For the entire ballet, I couldn’t get that thought out of my head.
The Nutcracker is my favorite ballet, but it dawned on me that the situation in America today isn’t all that different from the situation Clara was in. The rich are rich and living the high life off the profits they make from having so many consumer goods made in China.
Most Americans are fat, dumb, and happy; without realizing how close to the edge they really are.
All great societies die. All great civilizations come to an end. So why do we think our great American way of life is any different?
Athens ceased to exist, despite the fact that it produced Aristotle, Plato, and the world’s very first concept of Democracy.
The Roman Empire ceased to exist, despite Julius Caesar, Cicero, Livy, Marcus Aurelius, Pliny, and Tacitus.
That’s the way life is. Great civilizations rise and fall. Our American culture is no different.
At one time the sun never set on the great British Empire. Now the British Empire no longer exists.

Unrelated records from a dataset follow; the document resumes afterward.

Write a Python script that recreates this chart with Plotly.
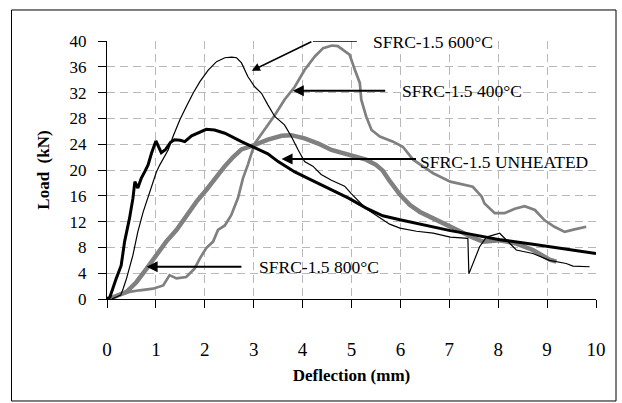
import plotly.graph_objects as go

# ---- data ----
unheated_x = [0, 0.06, 0.19, 0.29, 0.36, 0.46, 0.53, 0.57, 0.63, 0.70, 0.77, 0.84, 0.91, 1.0, 1.11, 1.2, 1.3, 1.38, 1.5, 1.59, 1.73, 2.03, 2.2, 2.41, 2.75, 3.02, 3.29, 3.5, 3.6, 3.84, 4.11, 4.38, 4.66, 4.95, 5.3, 5.64, 5.99, 6.33, 6.67, 7.02, 7.4, 8.03, 8.71, 9.39, 10.0]
unheated_y = [0, 0.3, 3.2, 5.2, 8.9, 12.5, 15.6, 18.2, 17.2, 18.7, 19.7, 20.8, 22.6, 24.5, 22.7, 23.2, 24.3, 24.7, 24.6, 24.4, 25.3, 26.3, 26.2, 25.7, 24.4, 23.5, 22.5, 21.3, 20.8, 19.7, 18.7, 17.7, 16.6, 15.6, 14.1, 12.9, 12.3, 11.7, 11.2, 10.6, 10.1, 9.2, 8.5, 7.7, 7.05]

t600_x = [0.1, 0.28, 0.33, 0.4, 0.53, 0.63, 0.74, 0.87, 1.01, 1.08, 1.25, 1.35, 1.49, 1.62, 1.76, 1.9, 2.07, 2.24, 2.41, 2.55, 2.65, 2.75, 2.88, 3.02, 3.16, 3.29, 3.43, 3.63, 3.77, 3.91, 4.04, 4.21, 4.38, 4.59, 4.86, 5.0, 5.17, 5.3, 5.44, 5.78, 5.99, 6.33, 6.67, 7.02, 7.38, 7.4, 7.62, 7.76, 8.03, 8.17, 8.37, 8.71, 9.05, 9.39, 9.53, 9.87]
t600_y = [0, 0.6, 1.6, 3.2, 6.8, 10.4, 13.5, 16.6, 19.7, 20.8, 23.1, 25.2, 27.8, 29.8, 31.9, 33.7, 35.5, 36.8, 37.4, 37.5, 37.4, 36.6, 34.5, 32.9, 31.9, 30.1, 28.3, 27.0, 25.2, 23.1, 21.3, 20.6, 19.3, 18.4, 17.5, 16.3, 15.0, 14.0, 13.3, 11.6, 11.0, 10.5, 10.2, 9.6, 9.4, 3.9, 8.1, 9.6, 10.2, 9.1, 7.6, 7.05, 6.0, 5.5, 5.1, 5.0]

t400_x = [0, 0.2, 0.46, 0.67, 0.94, 1.15, 1.28, 1.42, 1.62, 1.79, 1.9, 2.03, 2.17, 2.27, 2.41, 2.54, 2.68, 2.78, 2.88, 3.02, 3.22, 3.43, 3.63, 3.84, 4.04, 4.25, 4.42, 4.6, 4.72, 4.86, 4.96, 5.07, 5.17, 5.2, 5.3, 5.41, 5.58, 5.85, 6.05, 6.26, 6.67, 7.02, 7.21, 7.48, 7.66, 7.72, 7.93, 8.13, 8.34, 8.54, 8.75, 8.95, 9.15, 9.36, 9.56, 9.8]
t400_y = [0, 0.5, 1.1, 1.35, 1.6, 2.1, 3.7, 3.2, 3.4, 4.7, 6.3, 7.9, 8.9, 10.7, 11.4, 13.0, 15.7, 18.7, 20.8, 24.1, 26.2, 28.5, 30.9, 32.9, 35.5, 37.6, 38.9, 39.3, 39.2, 38.4, 37.9, 35.5, 33.5, 30.9, 28.3, 26.2, 25.2, 24.4, 23.6, 21.6, 19.5, 18.2, 17.9, 17.4, 15.9, 14.8, 13.3, 13.3, 14.0, 14.4, 13.8, 12.2, 11.2, 10.4, 10.8, 11.2]

t800_x = [0, 0.06, 0.4, 0.6, 0.81, 1.01, 1.21, 1.42, 1.62, 1.83, 2.03, 2.24, 2.41, 2.58, 2.75, 3.02, 3.29, 3.57, 3.77, 4.04, 4.32, 4.59, 4.9, 5.3, 5.5, 5.64, 5.78, 5.99, 6.19, 6.4, 6.67, 6.94, 7.22, 7.49, 7.69, 8.03, 8.37, 8.71, 9.05, 9.19]
t800_y = [0, 0.06, 1.1, 2.6, 4.7, 6.8, 8.9, 10.7, 13.0, 15.1, 16.9, 19.0, 20.6, 22.0, 23.2, 23.9, 24.7, 25.3, 25.4, 24.9, 24.1, 23.1, 22.5, 21.6, 20.8, 19.9, 18.3, 16.2, 14.6, 13.5, 12.5, 11.5, 10.4, 9.5, 8.9, 9.1, 8.6, 7.6, 6.1, 5.8]

x_ticks = [0, 1, 2, 3, 4, 5, 6, 7, 8, 9, 10]
y_ticks = [0, 4, 8, 12, 16, 20, 24, 28, 32, 36, 40]

labels = ["SFRC-1.5 600°C", "SFRC-1.5 400°C", "SFRC-1.5 UNHEATED", "SFRC-1.5 800°C"]
# arrow head (x, y), tail (x, y), label position (x, y)
arrow_head = [(2.96, 35.4), (3.80, 32.3), (3.57, 21.7), (0.81, 5.0)]
arrow_tail = [(4.21, 40.0), (5.72, 32.3), (6.35, 21.7), (2.78, 5.0)]
label_pos = [(5.40, 39.9), (5.99, 32.2), (6.36, 21.3), (3.06, 5.0)]
elbow_end_x = 5.11  # horizontal leader for 600°C

FONT = "Liberation Serif, Times New Roman, serif"
GRAY = "#808080"

fig = go.Figure()
fig.add_trace(go.Scatter(x=t800_x, y=t800_y, mode="lines", line=dict(color=GRAY, width=4.5), name="800"))
fig.add_trace(go.Scatter(x=t400_x, y=t400_y, mode="lines", line=dict(color=GRAY, width=2.7), name="400"))
fig.add_trace(go.Scatter(x=unheated_x, y=unheated_y, mode="lines", line=dict(color="black", width=3), name="unheated"))
fig.add_trace(go.Scatter(x=t600_x, y=t600_y, mode="lines", line=dict(color="black", width=1.2), name="600"))

annotations = []
for i, lab in enumerate(labels):
    hx, hy = arrow_head[i]
    tx, ty = arrow_tail[i]
    annotations.append(dict(x=hx, y=hy, ax=tx, ay=ty, xref="x", yref="y", axref="x", ayref="y",
                            text="", showarrow=True, arrowhead=2, arrowsize=1.1,
                            arrowwidth=1.5 if i == 0 else 2, arrowcolor="black", standoff=0, startstandoff=0))
    lx, ly = label_pos[i]
    annotations.append(dict(x=lx, y=ly, xref="x", yref="y", text=lab, showarrow=False,
                            xanchor="left", yanchor="middle", font=dict(family=FONT, size=17.5, color="black")))

shapes = [
    dict(type="line", xref="x", yref="y", x0=arrow_tail[0][0], y0=arrow_tail[0][1], x1=elbow_end_x, y1=arrow_tail[0][1],
         line=dict(color="black", width=1.5)),
    dict(type="rect", xref="paper", yref="paper", x0=-0.1953, x1=1.0409, y0=-0.3953, y1=1.1202,
         line=dict(color="black", width=1)),
]

fig.update_layout(
    width=622, height=403,
    margin=dict(l=107, r=26, t=41, b=104),
    paper_bgcolor="white", plot_bgcolor="white",
    showlegend=False,
    annotations=annotations, shapes=shapes,
    font=dict(family=FONT, color="black"),
)
fig.update_xaxes(
    range=[0, 10], tickvals=x_ticks, ticktext=[str(v) for v in x_ticks],
    showline=True, linecolor="black", linewidth=1,
    ticks="outside", ticklen=8, tickcolor="black", tickwidth=1,
    ticklabelstandoff=25,
    tickfont=dict(family=FONT, size=19, color="black"),
    showgrid=True, gridcolor="#b8b8b8", gridwidth=1, griddash="8px,5px",
    zeroline=False,
    title=dict(text="<b>Deflection (mm)</b>", font=dict(family=FONT, size=17, color="black"), standoff=10),
)
fig.update_yaxes(
    range=[0, 40], tickvals=y_ticks, ticktext=[str(v) for v in y_ticks],
    showline=True, linecolor="black", linewidth=1,
    ticks="outside", ticklen=8, tickcolor="black", tickwidth=1,
    ticklabelstandoff=8,
    tickfont=dict(family=FONT, size=17, color="black"),
    showgrid=True, gridcolor="#b8b8b8", gridwidth=1, griddash="8px,5px",
    zeroline=False,
    title=dict(text="<b>Load\u00a0 (kN)</b>", font=dict(family=FONT, size=17, color="black"), standoff=15),
)

fig.write_html("out.html")
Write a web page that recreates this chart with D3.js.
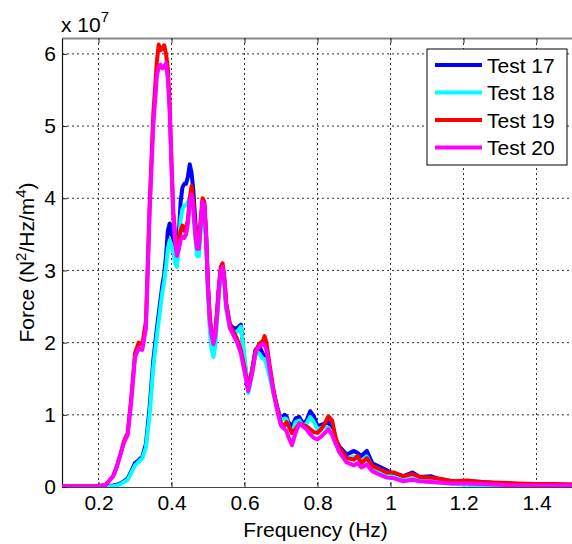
<!DOCTYPE html>
<html>
<head>
<meta charset="utf-8">
<script src="https://cdn.jsdelivr.net/npm/d3@7"></script>
<style>
  body { margin: 0; background: #fff; }
  text { font-family: "Liberation Sans", Arial, sans-serif; fill: #000; }
</style>
</head>
<body>
<script>
// frequency grid (Hz), shared by all four tests
var freq = [0.10,0.15,0.20,0.22,0.24,
  0.25,0.26,0.27,0.28,0.29,0.30,0.31,0.32,0.33,0.34,0.35,0.36,
  0.365,0.37,0.375,0.38,0.385,0.39,0.395,0.40,0.405,0.41,0.415,0.42,0.425,0.43,0.435,0.44,0.445,0.45,
  0.455,0.46,0.465,0.47,0.475,0.48,0.485,0.49,0.495,0.50,0.505,0.51,0.515,0.52,0.525,0.53,0.535,0.54,0.545,
  0.55,0.56,0.57,0.58,0.59,0.60,0.61,0.62,0.63,0.64,0.65,0.655,0.66,0.67,0.68,0.69,0.70,0.71,0.715,
  0.72,0.73,0.74,0.75,0.76,0.77,0.78,0.79,0.80,0.81,0.82,0.83,0.84,0.85,0.86,
  0.88,0.90,0.91,0.92,0.935,0.95,0.97,0.99,
  1.01,1.035,1.06,1.08,1.11,1.14,1.17,1.21,1.25,1.30,1.35,1.40,1.45,1.50];

// force spectra, in units of 1e7 N^2/Hz/m^4
var test17 = [0.01,0.01,0.01,0.01,0.02,
  0.03,0.05,0.08,0.12,0.22,0.33,0.37,0.42,0.6,1.1,1.75,2.2,
  2.4,2.6,2.8,2.95,3.2,3.55,3.65,3.5,3.45,3.25,3.2,3.5,3.95,4.15,4.2,4.2,4.3,4.47,
  4.35,4.1,3.7,3.35,3.35,3.65,3.95,3.9,3.45,2.75,2.3,2.05,1.9,2.05,2.4,2.75,3.0,3.05,2.85,
  2.5,2.25,2.2,2.2,2.25,1.75,1.35,1.6,1.9,1.95,1.85,1.82,1.75,1.55,1.3,1.1,0.94,1.0,0.98,
  0.9,0.84,0.95,0.97,0.88,0.92,1.05,0.98,0.84,0.86,0.88,0.9,0.8,0.65,0.56,
  0.45,0.5,0.47,0.43,0.5,0.33,0.28,0.23,
  0.18,0.15,0.2,0.14,0.15,0.1,0.08,0.08,0.07,0.05,0.04,0.03,0.03,0.03];

var test18 = [0.01,0.01,0.01,0.01,0.01,
  0.02,0.04,0.07,0.1,0.2,0.3,0.35,0.4,0.55,1.0,1.65,2.1,
  2.3,2.5,2.7,2.85,3.05,3.3,3.42,3.35,3.25,3.1,3.05,3.3,3.7,3.85,3.9,3.9,3.95,4.0,
  4.03,3.8,3.45,3.2,3.2,3.55,3.85,3.8,3.35,2.65,2.15,1.9,1.8,1.95,2.3,2.65,2.95,3.0,2.8,
  2.45,2.2,2.15,2.15,2.22,1.8,1.3,1.55,1.85,1.85,1.78,1.77,1.7,1.5,1.28,1.08,0.92,0.95,0.94,
  0.85,0.75,0.9,0.92,0.85,0.88,0.97,0.9,0.8,0.82,0.83,0.82,0.74,0.6,0.5,
  0.4,0.42,0.4,0.36,0.42,0.27,0.22,0.17,
  0.14,0.1,0.12,0.09,0.08,0.06,0.04,0.03,0.02,0.02,0.02,0.02,0.02,0.02];

var test19 = [0.01,0.01,0.01,0.03,0.15,
  0.28,0.45,0.64,0.75,1.25,1.85,2.0,1.97,2.3,3.9,5.15,5.9,
  6.13,6.05,6.07,6.12,6.0,5.8,5.3,4.5,3.8,3.5,3.25,3.4,3.55,3.62,3.55,3.6,3.7,4.0,
  4.17,3.95,3.6,3.35,3.35,3.7,4.0,3.95,3.5,2.8,2.35,2.15,2.02,2.15,2.45,2.8,3.05,3.1,2.9,
  2.55,2.25,2.15,2.05,1.9,1.65,1.37,1.58,1.88,1.98,2.02,2.09,2.0,1.65,1.33,1.08,0.88,0.85,0.9,
  0.86,0.75,0.8,0.88,0.86,0.84,0.8,0.76,0.75,0.8,0.88,0.98,0.92,0.68,0.54,
  0.4,0.38,0.43,0.33,0.4,0.29,0.25,0.2,
  0.2,0.15,0.18,0.14,0.13,0.11,0.08,0.09,0.07,0.06,0.05,0.04,0.04,0.035];

var test20 = [0.01,0.01,0.01,0.03,0.15,
  0.28,0.45,0.62,0.72,1.2,1.8,1.92,1.9,2.2,3.8,5.0,5.7,
  5.82,5.85,5.8,5.82,5.87,5.65,5.2,4.45,3.75,3.4,3.2,3.3,3.42,3.47,3.45,3.5,3.65,3.95,
  4.05,3.85,3.5,3.3,3.3,3.65,3.95,3.9,3.45,2.75,2.3,2.1,1.98,2.1,2.4,2.75,3.0,3.05,2.85,
  2.5,2.2,2.1,2.0,1.85,1.6,1.33,1.55,1.85,1.95,1.98,1.97,1.9,1.6,1.3,1.05,0.85,0.8,0.78,
  0.7,0.58,0.75,0.88,0.84,0.8,0.73,0.68,0.66,0.7,0.75,0.8,0.72,0.6,0.48,
  0.34,0.3,0.33,0.27,0.31,0.22,0.17,0.13,
  0.12,0.08,0.1,0.08,0.07,0.06,0.05,0.05,0.04,0.03,0.02,0.02,0.02,0.02];

var seriesNames = ["Test 17", "Test 18", "Test 19", "Test 20"];
var seriesValues = [test17, test18, test19, test20];
var seriesColors = ["#0000ff", "#00ffff", "#ff0000", "#ff00ff"];

var xTicks = [0.2, 0.4, 0.6, 0.8, 1.0, 1.2, 1.4];
var yTicks = [0, 1, 2, 3, 4, 5, 6];

//chart geometry
var W = 572, H = 544;
var margin = { top: 38, left: 62 };
var plotW = 511, plotH = 449;

var x = d3.scaleLinear().domain([0.1, 1.5]).range([0, plotW]);
var y = d3.scaleLinear().domain([0, 6.22]).range([plotH, 0]);

var svg = d3.select("body").append("svg")
    .attr("width", W)
    .attr("height", H);

svg.append("defs").append("clipPath").attr("id", "plotClip")
    .append("rect").attr("x", 0).attr("y", 0).attr("width", plotW).attr("height", plotH);

var g = svg.append("g")
    .attr("transform", "translate(" + margin.left + "," + margin.top + ")");

//grid lines
g.append("g").attr("class", "gridV")
    .selectAll("line").data(xTicks).enter().append("line")
    .attr("x1", d => x(d)).attr("x2", d => x(d))
    .attr("y1", 0).attr("y2", plotH)
    .attr("stroke", "#333").attr("stroke-width", 1)
    .attr("stroke-dasharray", "2,3");

g.append("g").attr("class", "gridH")
    .selectAll("line").data(yTicks.filter(d => d > 0)).enter().append("line")
    .attr("x1", 0).attr("x2", plotW)
    .attr("y1", d => y(d)).attr("y2", d => y(d))
    .attr("stroke", "#333").attr("stroke-width", 1)
    .attr("stroke-dasharray", "2,3");

//axes, MATLAB style with ticks pointing inward
var xAxis = g.append("g")
    .attr("transform", "translate(0," + plotH + ")")
    .call(d3.axisBottom(x).tickValues(xTicks).tickSizeInner(-5).tickSizeOuter(0)
        .tickPadding(8).tickFormat(d3.format("~g")));
var xAxisTop = g.append("g")
    .call(d3.axisTop(x).tickValues(xTicks).tickSizeInner(-5).tickSizeOuter(0).tickFormat(""));
var yAxis = g.append("g")
    .call(d3.axisLeft(y).tickValues(yTicks).tickSizeInner(-5).tickSizeOuter(0)
        .tickPadding(6).tickFormat(d3.format("d")));

[xAxis, xAxisTop, yAxis].forEach(function (a) {
    a.selectAll("text").style("font-size", "21px").attr("fill", "#000");
    a.selectAll(".tick line").attr("stroke", "#222");
});
xAxis.select(".domain").attr("stroke", "#444").attr("stroke-width", 1.2);
xAxisTop.select(".domain").attr("stroke", "#888").attr("stroke-width", 2);
yAxis.select(".domain").attr("stroke", "#111").attr("stroke-width", 1.2);

//spectra
var line = d3.line()
    .x((d, i) => x(freq[i]))
    .y(d => y(d));

g.append("g").attr("clip-path", "url(#plotClip)")
    .selectAll("path").data(seriesValues).enter().append("path")
    .attr("d", d => line(d))
    .attr("fill", "none")
    .attr("stroke", (d, i) => seriesColors[i])
    .attr("stroke-width", 4)
    .attr("stroke-linejoin", "round")
    .attr("stroke-linecap", "round");

//exponent label
var expo = svg.append("text").attr("x", 61).attr("y", 32).style("font-size", "21px");
expo.append("tspan").text("x 10");
expo.append("tspan").attr("dy", -10).style("font-size", "15px").text("7");

//axis labels
svg.append("text")
    .attr("x", margin.left + plotW / 2 - 2).attr("y", 537)
    .attr("text-anchor", "middle").style("font-size", "21px")
    .text("Frequency (Hz)");

var yl = svg.append("text")
    .attr("transform", "translate(34," + (margin.top + plotH / 2) + ") rotate(-90)")
    .attr("text-anchor", "middle").style("font-size", "21px");
yl.append("tspan").text("Force (N");
yl.append("tspan").attr("dy", -8).style("font-size", "15px").text("2");
yl.append("tspan").attr("dy", 8).text("/Hz/m");
yl.append("tspan").attr("dy", -8).style("font-size", "15px").text("4");
yl.append("tspan").attr("dy", 8).text(")");

//legend
var legend = svg.append("g").attr("transform", "translate(427,49)");
legend.append("rect")
    .attr("width", 140).attr("height", 116)
    .attr("fill", "#fff").attr("stroke", "#000").attr("stroke-width", 1);
var rows = legend.selectAll("g.row").data(seriesNames).enter().append("g")
    .attr("class", "row")
    .attr("transform", (d, i) => "translate(0," + (16 + i * 27.5) + ")");
rows.append("line")
    .attr("x1", 8).attr("x2", 55)
    .attr("stroke", (d, i) => seriesColors[i])
    .attr("stroke-width", 4);
rows.append("text")
    .attr("x", 60).attr("y", 7.5)
    .style("font-size", "21px")
    .text(d => d);
</script>
</body>
</html>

It is as extinct and irrelevant as the dinosaurs.
Our great American culture will go the same way, and if we don’t clean up our act, it will disappear sooner rather than later.
The Occupy Wall Street movement is a sign of discontent at the very foundations of our American society, and we’d better pay attention before our society implodes.
There is an entire generation of Americans in their twenties who have done exactly what we asked them to do, and they have nothing to show for it.
They studied hard. They got good grades. They took those college loans because we told them they would graduate and find good jobs. But when they graduated from college; there were no good jobs; no jobs that would pay them enough to live, and pay off their college loans.
We sold the next generation a bill of goods.
That’s why we have an Occupy Wall Street movement. That’s why our children may be in the same situation that Clara and her brother, Fritz, and Doctor Zhivago were in.
For them, and for Tchaikovsky, the Russian Revolution was right over the horizon, but there was no way they could see it coming.
For us, our society is coming apart at the seams, and if we don’t pay attention to the Occupy Wall Street movement, American society as we know it may cease to exist as fast as Tchaikovsky’s society disappeared in 1917.
Think about it.
It could happen tomorrow if we don’t do something to right the ship now.